The Shipriders didn’t manage to apprehend this smuggler. But they were close enough on his tail to seize his boat where it landed, plus 103 pounds of marijuana, more than a million contraband cigarettes and a 1999 Chrysler Intrepid that was waiting at the landing site.

That may just amount to a spit in the ocean measured against the huge amount of smuggling that takes place on the Great Lakes, but the Shiprider program is a welcome step toward serious patrolling this soft underbelly of Canadian security.

It is the on-water component of the Integrated Border Enforcement Team (IBET) program, whereby Canadian and the United States share intelligence and resources to help each other patrol the border. Both countries recognize that these joint efforts serve as force multipliers – you get a lot more payoff for what you invest in policing if you work together.

Problem is, the Mounties are so understaffed on the Great Lakes – with 14 officers assigned to patrol 92,200 square kilometers of water on our side of the border – that Shiprider program’s huge potential is undermined by a lack of resources on the Canadian side.

One of Shiprider’s big tests came during the Nation Football League’s Super Bowl played in Detroit on Feb. 5, 2006. It was feared that terrorists might use this high-profile occasion to pull off an attack reminiscent of Sept. 11, 2001, and that the attack might come from any conceivable size of vessel on the Detroit River.

The decision to launch a joint Canada-U.S. patrol during the month prior to the Super Bowl was sound. So was an internal RCMP audit (obtained by CanWest News Service under the Access to Information Act) that warned that joint patrols should be undertaken “only if” the Mounties were adequately trained in winter marine and airboat operations.

Unfortunately, in some of the early missions some of the Mounties involved in the patrols were not adequately prepared for winter maritime operations. Only two of the 14 Mounties who participated were qualified boat operators. Plus there were several equipment failures and the Mounties had no trained marine mechanics.

Things did get better, and in the end the four vessels involved conducted 45 patrols and boarded 173 pleasure craft. It was a useful exercise, but it demonstrated that good ideas are only that unless the resources are invested to make them workable.

The Shiprider program was expanded this summer, mounting two months of patrols throughout August and September between Cornwall, On. and Massena, N.Y. in the east, and British Columbia and Washington State in the west. There were two small boats in the water in each location, with up to 20 riders involved in both places.

The two operations put in 1,000 patrol hours and conducted 170 boardings. They tested operations that connected their activities with IBET operations on shore. The eastern mission provided waterside security for the meeting of Stephen Harper, George W. Bush and Felipe Calderón at Montebello in August.

Shiprider is a terrific idea. Security issues on the Canada-U.S. border are a huge threat to relations between our two countries, and a real threat to the future of the Canadian economy.

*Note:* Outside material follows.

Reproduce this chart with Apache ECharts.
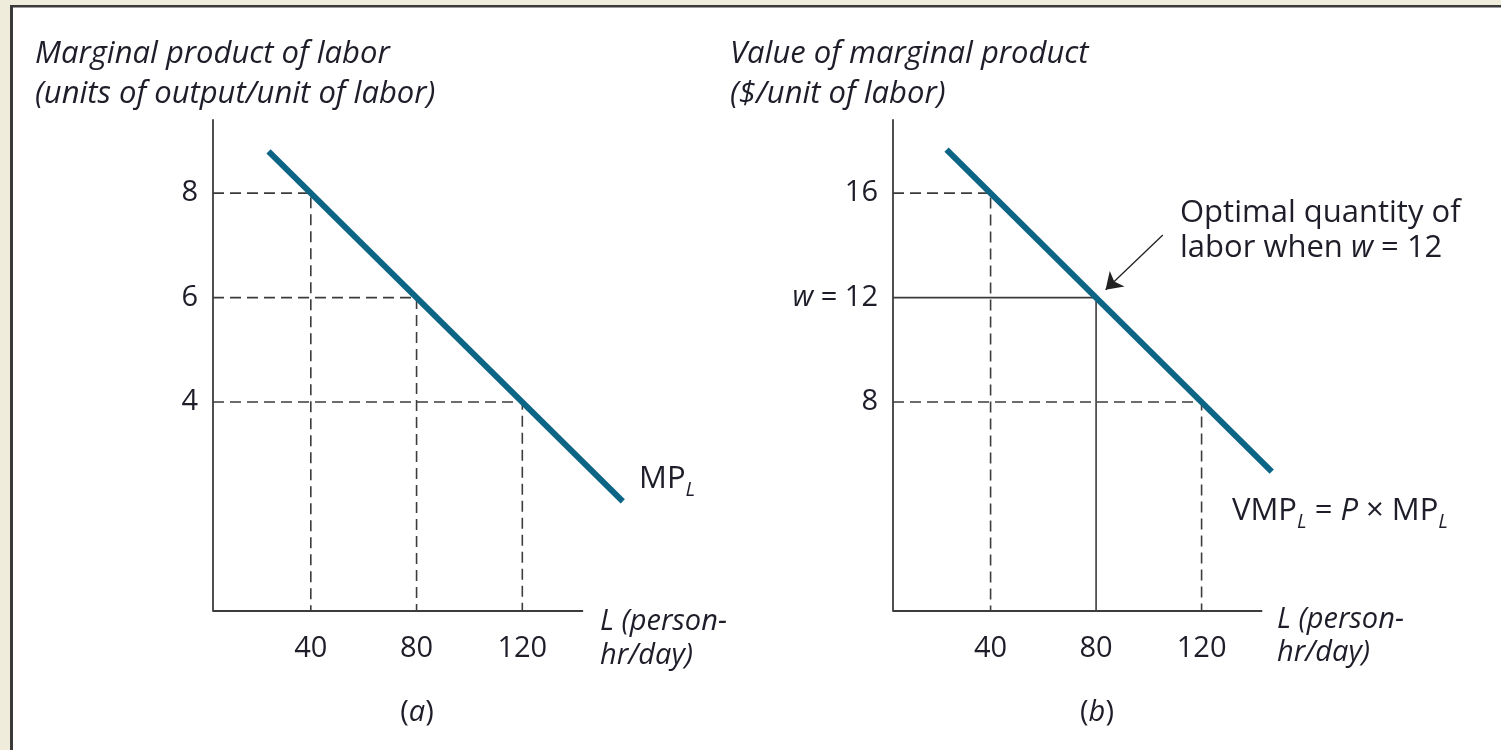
<!DOCTYPE html>
<html>
<head>
<meta charset="utf-8">
<script src="https://cdn.jsdelivr.net/npm/echarts@6/dist/echarts.min.js"></script>
<style>
html,body{margin:0;padding:0;background:#efecdc;}
#c{width:1501px;height:750px;}
</style>
</head>
<body>
<div id="c"></div>
<script>
// ---- data ----
const xTicks = [40, 80, 120];
const mpTicks = [4, 6, 8];
const vmpTicks = [8, 12, 16];
const mpCurve = [[24, 8.8], [158, 2.1]];
const vmpCurve = [[23.3, 17.67], [146.6, 5.34]];
const mpGuides = [[40, 8], [80, 6], [120, 4]];
const vmpGuides = [[40, 16], [120, 8]];
const wage = 12;
const optimalL = 80;
const arrowFrom = [105.3, 14.4];
const arrowTo = [83.6, 12.3];
const xMin = 3, xAxisEnd = 143, xMax = 163;
const mpMax = 9.4, vmpMax = 18.8;

const FONT = 'Open Sans';
const TXT = '#1e1e2a';
const AX = '#3c3c3c';
const CURVE = '#0d6586';
const TF = 'italic 31px "Open Sans"';

function guideSeries(pts, gi, dashed) {
  return pts.map(p => ({
    type: 'line', xAxisIndex: gi, yAxisIndex: gi, z: 3,
    symbol: 'none', silent: true, animation: false,
    data: [[xMin, p[1]], [p[0], p[1]], [p[0], 0]],
    lineStyle: { color: AX, width: 1.6, type: dashed ? [11, 6] : 'solid' }
  }));
}
function baseSeries(gi) {
  return {
    type: 'line', xAxisIndex: gi, yAxisIndex: gi, z: 4,
    symbol: 'none', silent: true, animation: false,
    data: [[xMin, 0], [xAxisEnd, 0]],
    lineStyle: { color: AX, width: 1.8 }
  };
}

function xAxisOpt(gi) {
  return {
    type: 'value', gridIndex: gi, min: xMin, max: xMax,
    splitLine: { show: false }, axisTick: { show: false },
    axisLine: { show: false },
    axisLabel: { customValues: xTicks, fontFamily: FONT, fontSize: 29, color: TXT, margin: 23 }
  };
}

const subRich = {
  n: { fontFamily: FONT, fontSize: 31, color: TXT, verticalAlign: 'middle', lineHeight: 42 },
  i: { fontFamily: FONT, fontSize: 31, fontStyle: 'italic', color: TXT, verticalAlign: 'middle', lineHeight: 42 },
  s: { fontFamily: FONT, fontSize: 20, fontStyle: 'italic', color: TXT, verticalAlign: 'bottom', lineHeight: 25 }
};

const option = {
  backgroundColor: '#efecdc',
  animation: false,
  grid: [
    { left: 213, top: 120, width: 423, bottom: 139 },
    { left: 893, top: 120, width: 422, bottom: 139 }
  ],
  xAxis: [xAxisOpt(0), xAxisOpt(1)],
  yAxis: [
    {
      type: 'value', gridIndex: 0, min: 0, max: mpMax,
      splitLine: { show: false }, axisTick: { show: false },
      axisLine: { onZero: false, lineStyle: { color: AX, width: 1.8 } },
      axisLabel: { customValues: mpTicks, fontFamily: FONT, fontSize: 29, color: TXT, margin: 15 }
    },
    {
      type: 'value', gridIndex: 1, min: 0, max: vmpMax,
      splitLine: { show: false }, axisTick: { show: false },
      axisLine: { onZero: false, lineStyle: { color: AX, width: 1.8 } },
      axisLabel: {
        customValues: vmpTicks, fontFamily: FONT, fontSize: 29, color: TXT, margin: 15,
        formatter: v => v === wage ? '{i|w} = ' + wage : String(v),
        rich: { i: { fontFamily: FONT, fontStyle: 'italic', fontSize: 29, color: TXT } }
      }
    }
  ],
  series: [
    baseSeries(0), baseSeries(1),
    ...guideSeries(mpGuides, 0, true),
    ...guideSeries(vmpGuides, 1, true),
    ...guideSeries([[optimalL, wage]], 1, false),
    {
      type: 'line', xAxisIndex: 0, yAxisIndex: 0, z: 5,
      symbol: 'none', data: mpCurve,
      lineStyle: { color: CURVE, width: 6, cap: 'butt' }
    },
    {
      type: 'line', xAxisIndex: 1, yAxisIndex: 1, z: 5,
      symbol: 'none', data: vmpCurve,
      lineStyle: { color: CURVE, width: 6, cap: 'butt' }
    },
    {
      type: 'line', xAxisIndex: 1, yAxisIndex: 1, z: 8,
      symbol: 'none', data: [], silent: true,
      markLine: {
        silent: true, animation: false, z: 10,
        symbol: ['none', 'arrow'], symbolSize: 16,
        label: { show: false },
        lineStyle: { color: '#222', width: 1.3, type: 'solid' },
        data: [[{ coord: arrowFrom }, { coord: arrowTo }]]
      }
    }
  ],
  graphic: [
    { type: 'rect', z: -100, silent: true, shape: { x: 11, y: 5, width: 1490, height: 745 }, style: { fill: '#fff' } },
    { type: 'rect', z: -99, silent: true, shape: { x: 10, y: 5, width: 3, height: 745 }, style: { fill: '#3a3a3a' } },
    { type: 'rect', z: -99, silent: true, shape: { x: 10, y: 5, width: 1491, height: 2.5 }, style: { fill: '#3a3a3a' } },
    { type: 'text', left: 35, top: 39, style: { text: 'Marginal product of labor', font: TF, fill: TXT } },
    { type: 'text', left: 35, top: 79, style: { text: '(units of output/unit of labor)', font: TF, fill: TXT } },
    { type: 'text', left: 730, top: 39, style: { text: 'Value of marginal product', font: TF, fill: TXT } },
    { type: 'text', left: 730, top: 79, style: { text: '($/unit of labor)', font: TF, fill: TXT } },
    { type: 'text', left: 600, top: 607, style: { text: 'L (person-', font: 'italic 29px "Open Sans"', fill: TXT } },
    { type: 'text', left: 600, top: 641, style: { text: 'hr/day)', font: 'italic 29px "Open Sans"', fill: TXT } },
    { type: 'text', left: 1277, top: 605, style: { text: 'L (person-', font: 'italic 29px "Open Sans"', fill: TXT } },
    { type: 'text', left: 1277, top: 638, style: { text: 'hr/day)', font: 'italic 29px "Open Sans"', fill: TXT } },
    { type: 'text', x: 417, y: 713, style: { text: '({i|a})', font: '29px "Open Sans"', fill: TXT, align: 'center', verticalAlign: 'middle',
        rich: { i: { fontFamily: FONT, fontSize: 29, fontStyle: 'italic', fill: TXT } } } },
    { type: 'text', x: 1097, y: 713, style: { text: '({i|b})', font: '29px "Open Sans"', fill: TXT, align: 'center', verticalAlign: 'middle',
        rich: { i: { fontFamily: FONT, fontSize: 29, fontStyle: 'italic', fill: TXT } } } },
    { type: 'text', left: 639, top: 464, style: { text: '{n|MP}{s|L}', fill: TXT, rich: subRich } },
    { type: 'text', left: 1232, top: 496, style: { text: '{n|VMP}{s|L}{n| = }{i|P}{n| × MP}{s|L}', fill: TXT, rich: subRich } },
    { type: 'text', left: 1180, top: 198, style: { text: 'Optimal quantity of', font: '31px "Open Sans"', fill: TXT } },
    { type: 'text', left: 1180, top: 233, style: {
        text: '{n|labor when }{i|w}{n| = 12}', fill: TXT,
        rich: { n: { fontFamily: FONT, fontSize: 31, color: TXT }, i: { fontFamily: FONT, fontSize: 31, fontStyle: 'italic', color: TXT } } } }
  ]
};

const chart = echarts.init(document.getElementById('c'), null, { renderer: 'canvas' });
chart.setOption(option);
</script>
</body>
</html>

But Shiprider is never going to amount to the kind of deterrent to crime and terrorism that we need on the St. Lawrence and the Great Lakes as long as the RCMP is so incredibly understaffed – not just in its maritime capacity but across the board. 

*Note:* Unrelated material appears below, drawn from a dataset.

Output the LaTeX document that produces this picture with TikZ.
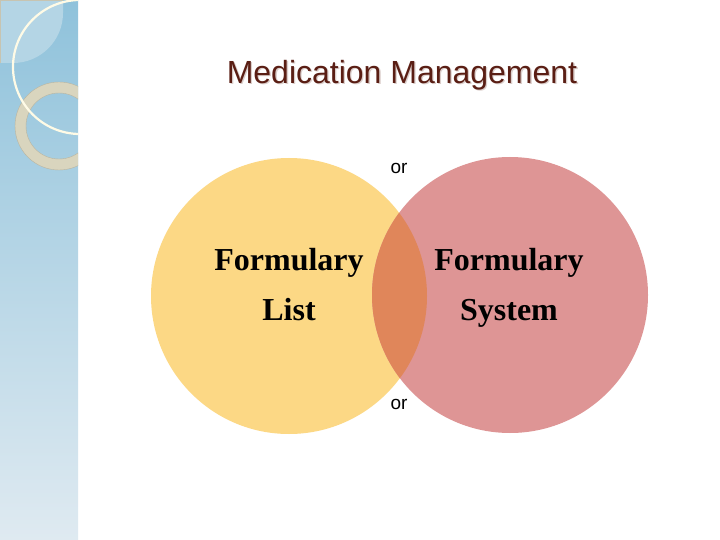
\documentclass[tikz,border=0pt]{standalone}
\usepackage{fontspec}
\setmainfont{Liberation Serif}
\newfontfamily\arialf{Liberation Sans}
\begin{document}
\begin{tikzpicture}[x=1pt,y=-1pt,
  lbl/.style={font=\fontsize{32}{38}\selectfont\bfseries, text=black, inner sep=0, anchor=base},
  ortext/.style={font=\arialf\fontsize{19}{22}\selectfont, text=black, inner sep=0}]
\definecolor{sideTop}{HTML}{8FC2DB}
\definecolor{sideBot}{HTML}{DFEAF1}
\definecolor{lightSq}{HTML}{B4D5E5}
\definecolor{ringC}{HTML}{D9D5BE}
\definecolor{creamC}{HTML}{FFFBE6}
\definecolor{yellowC}{HTML}{FCD885}
\definecolor{pinkC}{HTML}{DE9595}
\definecolor{overC}{HTML}{E0865A}
\definecolor{titleC}{HTML}{5A1E14}
\useasboundingbox (0,0) rectangle (720,540);
\fill[white] (0,0) rectangle (720,540);
% sidebar
\begin{scope}
  \clip (0,0) rectangle (78,540);
  \shade[top color=sideTop, bottom color=sideBot] (0,0) rectangle (78,540);
  \fill[lightSq] (0,0) -- (63,0) -- (63,13) arc[start angle=0, end angle=90, radius=50] -- (0,63) -- cycle;
  \draw[ringC!80!gray, line width=1.2] (0.6,63) -- (0.6,0.6) -- (63,0.6);
  \draw[ringC, line width=11] (59,126) circle (38.5);
  \draw[ringC!85!black, line width=0.4] (59,126) circle (44) (59,126) circle (33);
  \draw[creamC, line width=2.2] (80,67) circle (67);
\end{scope}
% title
\node[font=\arialf\fontsize{32}{36}\selectfont, text=titleC!22!white, inner sep=0] at (403.3,76.3) {Medication Management};
\node[font=\arialf\fontsize{32}{36}\selectfont, text=titleC, inner sep=0] (title) at (402,75) {Medication Management};
% circles
\node[circle, fill=yellowC, minimum size=276, inner sep=0] (L) at (289,296) {};
\node[circle, fill=pinkC, minimum size=276, inner sep=0] (R) at (510,295) {};
\begin{scope}
  \clip (289,296) circle (138);
  \fill[overC] (510,295) circle (138);
\end{scope}
% labels
\node[lbl] (l1) at (289,270) {Formulary};
\node[lbl] (l2) at (289,320) {List};
\node[lbl] (r1) at (509,270) {Formulary};
\node[lbl] (r2) at (509,320) {System};
\node[ortext] (or1) at (399,168) {or};
\node[ortext] (or2) at (399,404) {or};
\end{tikzpicture}
\end{document}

The Senate Committee on National Security and Defence estimates that Canada needs an additional 5,000-7,000 Mounties. That would mean spending an additional $1.03 billion to $1.95 billion on the RCMP budget.

In 2006, the government promised to recruit and train a mere 1,000 more Mounties. About a third of those ended up in jobs outside the RCMP – in places such as the Department of Justice. 

This government pretends to be serious about law and order issues, but when push comes to shove, great ideas like Shiprider don’t get the resources they require to have anything more than a marginal impact on the criminals who ply our coastal waters, on the gangs who receive the drugs and guns in communities such as Toronto and Edmonton, or on the would-be terrorists who might some day use these waters to disrupt the entire North American economy.

Until the Mounties do come up with the resources, the bad guys will continue to flip the bird at us with impunity. These guys love good ideas that aren’t going to go anywhere.